By Bernard Rorke in Budapest
Record numbers of voters turned out in the Hungarian elections yesterday to deliver Victor Orbán a landslide victory that decimated the left-liberal opposition and leaves the far right Jobbik as the second largest party in parliament.
Any hopes among that last-minute deals and tactical voting might prevent Fidesz from securing a two-thirds majority were quickly dashed as the results came in, turning the electoral map orange, and giving Fidesz 133 out of 199 seats in parliament.
This supermajority allows Fidesz to change the constitution at will, and gives Orbán a free hand to pursue his vision of an illiberal democracy, exact his promised “political, legal and moral vengeance” on his opponents, and finish what the prime minister described as the important task “to eject the Soros Empire from Hungary.”
In his victory speech, Orbán thanked dispora Hungarians who “helped to defend the motherland”; expressed his gratitude for the support received from Hungary’s Polish friends from the Law and Justice party; and all those Hungarians who “prayed for us and who prayed for me”, and given Fidesz “the opportunity to defend Hungary”.
Just days before the election, a report by the UN Human Rights Committee slammed the Orbán regime for its democratic backsliding, called on the Hungarian Government to stop with the “Stop-Soros Package” of laws; expressed its deep concern at hate speech against Roma, Muslims, refugees and migrants in government-sponsored campaigns; condemned the prevalence of anti-Semitic stereotypes in the conspiracy theories related to George Soros nurtured by high-ranking officials; and called for measures to eradicate school segregation of Roma.

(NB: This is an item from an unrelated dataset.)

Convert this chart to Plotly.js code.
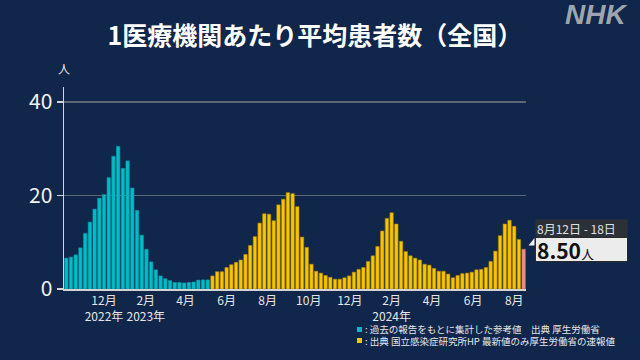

It’s a safe bet that the UN concerns and recommendations just won’t see daylight inside Hungary. Flushed with victory, Fidesz will doubtless dismiss these criticisms as part of an elaborate international conspiracy, given that it ran a single issue anti-migrant election campaign targeting the EU, George Soros, and the UN for their alleged attempts to undermine the sovereignty and the ethnic homogeneity of the nation, by flooding the country with ‘illegals’.
It’s clear that the racist fear-mongering and non-stop anti-migrant propaganda paid big dividends in the small towns and countryside. It’s also clear that Fidesz voters were undaunted by the mounting financial scandals that have revealed the scale of state-organized crime. The only question that remains is whether this landslide election victory by an openly authoritarian, racist and corrupt regime marks the twilight of democracy in Hungary.